Current in DC Circuit: 8.41 x 10^19 Electrons in 2s

[jst]

Homework Statement

In a DC circuit 8.41 x 10^19 electrons travel through a point in the circuit in two seconds. What current is in the circuit?

Homework Equations

I'm not sure at all on this. I was thinking it would be something like (charge*#electrons)/time, but I don't have a value for the charge

The Attempt at a Solution

Would it possibly be: (6.241 509 629 152 65×10^18 * 8.41 x 10^19)/2


Thanks,

Jason

 

[hage567]

6.241 509 629 152 65×10^18

This is how many electrons are needed for one coulomb of charge. What you want is to find the charge of one electron, if you are going to use your equation the way it is.

 

[rdx]

As I understand the problem you need to convert the number of electrons to amperes. The ampere is a coulomb/sec and 1 electron is 1.602e-19 coul. I get 6.75 amps.

 

[Kurdt]

1 ampere is 6.24x10¹⁸ electrons passing a point in a second. Since you know how many pass in two seconds you need to divide half the number given in the question by the number given in the definition.

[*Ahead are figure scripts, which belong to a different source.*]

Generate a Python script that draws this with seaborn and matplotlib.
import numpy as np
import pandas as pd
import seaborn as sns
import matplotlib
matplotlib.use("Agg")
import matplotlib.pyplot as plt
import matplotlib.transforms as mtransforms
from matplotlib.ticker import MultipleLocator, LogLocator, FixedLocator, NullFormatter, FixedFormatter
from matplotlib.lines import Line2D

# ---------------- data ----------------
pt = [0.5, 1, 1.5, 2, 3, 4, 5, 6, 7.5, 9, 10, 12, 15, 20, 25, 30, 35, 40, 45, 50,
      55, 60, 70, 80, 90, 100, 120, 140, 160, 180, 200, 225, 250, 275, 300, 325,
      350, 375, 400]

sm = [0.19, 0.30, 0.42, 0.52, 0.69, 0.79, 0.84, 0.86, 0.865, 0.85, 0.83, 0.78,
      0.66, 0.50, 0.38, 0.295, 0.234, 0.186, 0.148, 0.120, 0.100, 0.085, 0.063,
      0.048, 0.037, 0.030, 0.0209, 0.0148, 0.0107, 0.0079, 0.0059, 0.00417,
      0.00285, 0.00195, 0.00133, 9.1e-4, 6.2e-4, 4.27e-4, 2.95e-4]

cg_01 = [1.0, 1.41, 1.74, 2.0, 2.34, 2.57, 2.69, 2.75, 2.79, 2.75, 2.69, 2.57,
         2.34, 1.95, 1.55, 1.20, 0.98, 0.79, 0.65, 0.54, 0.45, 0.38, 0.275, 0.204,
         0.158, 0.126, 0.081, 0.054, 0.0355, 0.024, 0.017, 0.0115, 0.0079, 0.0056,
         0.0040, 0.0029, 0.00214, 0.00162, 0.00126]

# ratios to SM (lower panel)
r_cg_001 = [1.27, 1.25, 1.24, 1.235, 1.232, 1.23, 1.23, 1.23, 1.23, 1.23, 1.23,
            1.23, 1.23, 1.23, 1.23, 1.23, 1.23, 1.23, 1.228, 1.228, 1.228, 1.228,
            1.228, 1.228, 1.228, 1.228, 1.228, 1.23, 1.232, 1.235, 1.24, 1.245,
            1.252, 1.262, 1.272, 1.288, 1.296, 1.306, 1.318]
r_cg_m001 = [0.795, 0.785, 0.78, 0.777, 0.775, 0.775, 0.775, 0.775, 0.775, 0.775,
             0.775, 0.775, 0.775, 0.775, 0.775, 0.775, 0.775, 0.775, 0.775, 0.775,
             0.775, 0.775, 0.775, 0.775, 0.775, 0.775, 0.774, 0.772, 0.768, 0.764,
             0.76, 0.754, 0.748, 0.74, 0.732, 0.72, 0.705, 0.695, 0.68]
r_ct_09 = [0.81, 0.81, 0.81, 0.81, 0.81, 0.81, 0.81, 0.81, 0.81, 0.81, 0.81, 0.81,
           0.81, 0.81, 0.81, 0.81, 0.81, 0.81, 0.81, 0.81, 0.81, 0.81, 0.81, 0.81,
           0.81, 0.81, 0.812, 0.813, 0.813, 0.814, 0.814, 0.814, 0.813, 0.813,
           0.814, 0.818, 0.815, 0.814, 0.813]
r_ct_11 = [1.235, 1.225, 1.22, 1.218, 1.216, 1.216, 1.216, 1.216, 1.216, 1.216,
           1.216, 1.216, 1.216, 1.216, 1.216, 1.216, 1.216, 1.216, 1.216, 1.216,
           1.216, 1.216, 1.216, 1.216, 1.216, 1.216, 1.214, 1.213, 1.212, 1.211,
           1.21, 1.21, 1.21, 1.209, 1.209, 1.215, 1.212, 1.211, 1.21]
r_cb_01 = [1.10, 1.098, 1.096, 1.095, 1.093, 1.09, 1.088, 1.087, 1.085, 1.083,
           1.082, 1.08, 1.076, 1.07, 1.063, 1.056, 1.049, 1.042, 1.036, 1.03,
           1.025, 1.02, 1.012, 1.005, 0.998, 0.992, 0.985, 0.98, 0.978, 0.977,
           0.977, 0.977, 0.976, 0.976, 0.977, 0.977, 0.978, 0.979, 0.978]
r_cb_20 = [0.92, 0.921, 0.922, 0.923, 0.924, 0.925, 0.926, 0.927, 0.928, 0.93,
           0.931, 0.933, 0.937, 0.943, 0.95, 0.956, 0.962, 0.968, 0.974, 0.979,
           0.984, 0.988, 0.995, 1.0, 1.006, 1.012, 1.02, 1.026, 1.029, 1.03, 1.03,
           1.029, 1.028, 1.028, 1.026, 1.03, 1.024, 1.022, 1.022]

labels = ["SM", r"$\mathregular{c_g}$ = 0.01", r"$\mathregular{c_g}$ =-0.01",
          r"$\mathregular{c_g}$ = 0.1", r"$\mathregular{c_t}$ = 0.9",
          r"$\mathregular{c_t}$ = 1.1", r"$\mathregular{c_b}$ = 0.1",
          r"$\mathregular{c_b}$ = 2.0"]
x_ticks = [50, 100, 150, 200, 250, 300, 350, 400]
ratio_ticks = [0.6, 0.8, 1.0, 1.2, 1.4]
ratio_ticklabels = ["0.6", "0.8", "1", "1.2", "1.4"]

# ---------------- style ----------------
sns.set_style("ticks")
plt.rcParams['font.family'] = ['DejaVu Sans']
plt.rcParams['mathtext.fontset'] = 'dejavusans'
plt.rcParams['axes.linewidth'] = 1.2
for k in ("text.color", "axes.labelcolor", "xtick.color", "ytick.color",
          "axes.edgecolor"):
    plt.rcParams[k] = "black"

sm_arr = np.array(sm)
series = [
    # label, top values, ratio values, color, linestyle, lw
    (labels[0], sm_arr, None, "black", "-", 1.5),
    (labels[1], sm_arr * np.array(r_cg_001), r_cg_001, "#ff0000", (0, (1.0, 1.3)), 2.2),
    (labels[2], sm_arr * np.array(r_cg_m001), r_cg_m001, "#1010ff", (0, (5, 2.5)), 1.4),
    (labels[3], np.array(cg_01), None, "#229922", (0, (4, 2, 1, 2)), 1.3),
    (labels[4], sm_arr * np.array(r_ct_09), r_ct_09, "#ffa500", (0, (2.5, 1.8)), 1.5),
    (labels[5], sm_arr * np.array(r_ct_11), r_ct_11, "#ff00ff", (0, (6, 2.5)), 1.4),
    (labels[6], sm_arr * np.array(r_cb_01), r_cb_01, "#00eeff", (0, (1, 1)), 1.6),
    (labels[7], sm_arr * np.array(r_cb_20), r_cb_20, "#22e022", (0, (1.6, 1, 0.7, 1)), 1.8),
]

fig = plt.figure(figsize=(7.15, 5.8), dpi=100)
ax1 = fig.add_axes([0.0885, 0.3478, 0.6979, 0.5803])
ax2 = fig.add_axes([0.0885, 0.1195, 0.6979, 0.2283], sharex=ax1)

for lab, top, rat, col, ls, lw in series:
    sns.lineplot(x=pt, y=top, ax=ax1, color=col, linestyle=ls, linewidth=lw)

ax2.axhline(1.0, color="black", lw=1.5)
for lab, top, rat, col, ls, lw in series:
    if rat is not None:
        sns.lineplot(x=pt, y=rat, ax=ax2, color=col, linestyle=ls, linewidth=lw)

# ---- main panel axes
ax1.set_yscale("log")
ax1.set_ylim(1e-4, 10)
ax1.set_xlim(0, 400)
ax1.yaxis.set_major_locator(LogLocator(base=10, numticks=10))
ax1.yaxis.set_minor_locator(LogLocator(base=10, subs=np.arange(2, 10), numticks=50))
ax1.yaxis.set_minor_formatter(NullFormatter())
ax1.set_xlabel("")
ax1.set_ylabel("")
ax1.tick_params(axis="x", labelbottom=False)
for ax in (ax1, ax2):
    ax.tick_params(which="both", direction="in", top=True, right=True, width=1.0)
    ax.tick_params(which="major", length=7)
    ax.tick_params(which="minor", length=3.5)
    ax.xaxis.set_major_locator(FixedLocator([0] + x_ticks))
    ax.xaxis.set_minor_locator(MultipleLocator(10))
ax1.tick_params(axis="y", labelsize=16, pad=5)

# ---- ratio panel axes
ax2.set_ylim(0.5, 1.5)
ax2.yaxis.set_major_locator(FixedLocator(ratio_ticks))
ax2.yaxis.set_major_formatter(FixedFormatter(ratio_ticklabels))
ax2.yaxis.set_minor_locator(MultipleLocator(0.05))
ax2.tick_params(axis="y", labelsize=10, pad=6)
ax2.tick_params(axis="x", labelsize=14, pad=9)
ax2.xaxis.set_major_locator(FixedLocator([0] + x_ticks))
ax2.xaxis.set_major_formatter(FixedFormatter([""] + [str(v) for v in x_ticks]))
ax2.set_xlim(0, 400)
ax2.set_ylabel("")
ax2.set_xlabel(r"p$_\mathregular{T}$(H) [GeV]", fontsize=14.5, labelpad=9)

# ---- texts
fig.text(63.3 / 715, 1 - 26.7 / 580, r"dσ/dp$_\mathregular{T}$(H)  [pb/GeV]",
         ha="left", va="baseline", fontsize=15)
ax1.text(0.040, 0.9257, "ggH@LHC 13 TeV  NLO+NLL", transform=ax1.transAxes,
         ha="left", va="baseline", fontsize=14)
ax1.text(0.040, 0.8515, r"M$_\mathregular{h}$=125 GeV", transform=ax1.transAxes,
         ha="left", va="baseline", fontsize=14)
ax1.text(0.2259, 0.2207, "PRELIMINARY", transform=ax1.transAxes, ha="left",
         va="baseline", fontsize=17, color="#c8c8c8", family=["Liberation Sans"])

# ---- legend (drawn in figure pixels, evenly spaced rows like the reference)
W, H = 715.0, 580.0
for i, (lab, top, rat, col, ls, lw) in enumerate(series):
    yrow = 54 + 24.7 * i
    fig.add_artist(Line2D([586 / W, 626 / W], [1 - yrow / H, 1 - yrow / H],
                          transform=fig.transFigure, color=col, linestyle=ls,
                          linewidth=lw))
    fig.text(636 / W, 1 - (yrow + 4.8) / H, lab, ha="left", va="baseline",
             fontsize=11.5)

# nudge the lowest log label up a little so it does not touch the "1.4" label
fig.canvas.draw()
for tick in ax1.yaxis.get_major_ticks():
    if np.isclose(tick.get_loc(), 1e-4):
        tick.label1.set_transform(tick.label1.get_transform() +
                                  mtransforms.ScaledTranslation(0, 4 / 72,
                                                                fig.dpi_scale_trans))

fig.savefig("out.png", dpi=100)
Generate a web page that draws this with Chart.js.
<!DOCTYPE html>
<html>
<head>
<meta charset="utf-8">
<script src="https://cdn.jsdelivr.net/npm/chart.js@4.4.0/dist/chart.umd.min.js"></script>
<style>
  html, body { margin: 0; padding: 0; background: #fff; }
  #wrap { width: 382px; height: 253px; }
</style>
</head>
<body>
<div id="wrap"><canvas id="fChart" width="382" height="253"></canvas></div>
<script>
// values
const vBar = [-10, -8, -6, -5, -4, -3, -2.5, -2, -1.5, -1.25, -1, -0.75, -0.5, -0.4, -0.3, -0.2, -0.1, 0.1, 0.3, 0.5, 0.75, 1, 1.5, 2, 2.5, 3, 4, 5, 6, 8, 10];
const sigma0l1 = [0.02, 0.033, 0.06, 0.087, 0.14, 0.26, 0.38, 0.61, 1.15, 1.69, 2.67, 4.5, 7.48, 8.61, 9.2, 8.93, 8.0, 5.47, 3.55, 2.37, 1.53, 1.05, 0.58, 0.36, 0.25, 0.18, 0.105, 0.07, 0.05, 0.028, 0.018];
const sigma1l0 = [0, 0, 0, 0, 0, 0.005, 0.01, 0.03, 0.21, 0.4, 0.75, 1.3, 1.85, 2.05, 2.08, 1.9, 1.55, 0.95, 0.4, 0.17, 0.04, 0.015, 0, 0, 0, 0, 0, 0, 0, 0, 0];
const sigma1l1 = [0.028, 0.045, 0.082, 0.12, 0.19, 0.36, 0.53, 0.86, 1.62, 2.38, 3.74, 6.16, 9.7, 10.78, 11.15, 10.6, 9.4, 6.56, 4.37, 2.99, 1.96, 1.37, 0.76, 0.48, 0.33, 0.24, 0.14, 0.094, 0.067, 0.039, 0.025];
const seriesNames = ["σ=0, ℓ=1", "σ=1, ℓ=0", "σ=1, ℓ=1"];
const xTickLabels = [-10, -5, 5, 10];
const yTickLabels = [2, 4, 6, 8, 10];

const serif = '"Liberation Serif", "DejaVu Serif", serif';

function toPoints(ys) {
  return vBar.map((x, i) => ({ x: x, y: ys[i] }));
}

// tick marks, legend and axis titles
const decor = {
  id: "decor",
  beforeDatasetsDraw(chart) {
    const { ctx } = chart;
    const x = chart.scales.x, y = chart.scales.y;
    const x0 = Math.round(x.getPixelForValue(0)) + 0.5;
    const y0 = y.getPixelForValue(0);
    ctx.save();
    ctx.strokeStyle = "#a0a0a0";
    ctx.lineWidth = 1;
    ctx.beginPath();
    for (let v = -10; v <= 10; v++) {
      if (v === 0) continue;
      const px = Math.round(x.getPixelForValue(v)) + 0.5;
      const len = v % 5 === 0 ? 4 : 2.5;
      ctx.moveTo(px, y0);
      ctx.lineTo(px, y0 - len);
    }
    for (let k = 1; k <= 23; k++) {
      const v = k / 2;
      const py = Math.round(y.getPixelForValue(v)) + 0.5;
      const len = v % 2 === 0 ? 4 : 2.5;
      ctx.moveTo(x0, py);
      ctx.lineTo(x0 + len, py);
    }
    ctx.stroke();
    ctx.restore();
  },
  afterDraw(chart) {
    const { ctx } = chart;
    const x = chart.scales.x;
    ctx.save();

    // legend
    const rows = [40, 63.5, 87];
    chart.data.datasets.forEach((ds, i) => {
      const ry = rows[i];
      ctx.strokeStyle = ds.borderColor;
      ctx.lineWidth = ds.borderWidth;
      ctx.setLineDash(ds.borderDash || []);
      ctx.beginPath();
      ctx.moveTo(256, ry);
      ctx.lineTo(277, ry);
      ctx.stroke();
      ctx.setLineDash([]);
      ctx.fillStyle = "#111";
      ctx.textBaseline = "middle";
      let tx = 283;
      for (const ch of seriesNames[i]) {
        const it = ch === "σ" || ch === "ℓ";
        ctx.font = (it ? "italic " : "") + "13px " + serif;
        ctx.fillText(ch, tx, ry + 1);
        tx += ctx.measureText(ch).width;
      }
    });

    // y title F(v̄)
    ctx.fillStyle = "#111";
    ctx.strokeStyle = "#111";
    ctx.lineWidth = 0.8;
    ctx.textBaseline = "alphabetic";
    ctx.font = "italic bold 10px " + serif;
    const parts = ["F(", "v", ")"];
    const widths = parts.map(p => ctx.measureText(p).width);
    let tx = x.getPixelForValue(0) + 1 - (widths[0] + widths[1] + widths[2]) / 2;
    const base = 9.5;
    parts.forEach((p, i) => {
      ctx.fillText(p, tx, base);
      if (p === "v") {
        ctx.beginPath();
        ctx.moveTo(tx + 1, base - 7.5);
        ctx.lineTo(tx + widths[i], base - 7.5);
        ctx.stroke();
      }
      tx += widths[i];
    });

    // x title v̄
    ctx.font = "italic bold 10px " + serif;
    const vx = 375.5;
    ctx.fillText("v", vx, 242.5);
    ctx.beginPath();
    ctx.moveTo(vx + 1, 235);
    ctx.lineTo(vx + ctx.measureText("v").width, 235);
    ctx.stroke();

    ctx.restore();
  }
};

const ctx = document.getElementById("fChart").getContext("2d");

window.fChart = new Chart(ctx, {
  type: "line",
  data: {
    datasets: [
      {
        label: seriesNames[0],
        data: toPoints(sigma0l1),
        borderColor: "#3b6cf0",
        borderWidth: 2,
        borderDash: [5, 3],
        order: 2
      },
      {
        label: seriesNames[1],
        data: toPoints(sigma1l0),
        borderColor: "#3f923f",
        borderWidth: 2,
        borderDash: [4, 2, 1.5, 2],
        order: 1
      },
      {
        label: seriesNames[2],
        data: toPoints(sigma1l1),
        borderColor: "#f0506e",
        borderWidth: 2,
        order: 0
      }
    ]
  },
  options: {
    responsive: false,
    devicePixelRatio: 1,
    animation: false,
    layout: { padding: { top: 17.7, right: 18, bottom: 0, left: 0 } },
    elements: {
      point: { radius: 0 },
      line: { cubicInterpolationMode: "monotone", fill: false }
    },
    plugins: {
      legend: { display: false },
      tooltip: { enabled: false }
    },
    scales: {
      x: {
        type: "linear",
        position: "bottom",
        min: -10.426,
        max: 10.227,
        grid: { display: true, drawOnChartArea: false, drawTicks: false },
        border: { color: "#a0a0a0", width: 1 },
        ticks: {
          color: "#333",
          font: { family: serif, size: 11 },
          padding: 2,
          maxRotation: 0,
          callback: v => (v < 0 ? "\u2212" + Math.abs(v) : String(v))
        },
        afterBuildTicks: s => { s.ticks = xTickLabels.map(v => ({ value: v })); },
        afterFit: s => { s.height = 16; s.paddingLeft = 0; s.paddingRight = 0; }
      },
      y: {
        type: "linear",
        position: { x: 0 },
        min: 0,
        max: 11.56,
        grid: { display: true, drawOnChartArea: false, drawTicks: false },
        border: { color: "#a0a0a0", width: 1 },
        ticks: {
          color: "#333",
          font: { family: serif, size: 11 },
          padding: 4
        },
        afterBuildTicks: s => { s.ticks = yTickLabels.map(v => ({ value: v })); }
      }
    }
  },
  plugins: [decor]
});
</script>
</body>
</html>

EDIT: All posted in the same minute and I'm last Figures

 

[jst]

Thanks to everyone! It's funny, I think I might have figured out before reading your posts.

See what you think:

=((# of electrons)*(charge of electron))/time

=
((8.41*10^19)*(1.6*10^-19))/2

=6.728


...at least it maches up with one of the possible solutions :)

Thanks again,

Jason

 

[jst]

It was right...big thanks to everyone.

Jason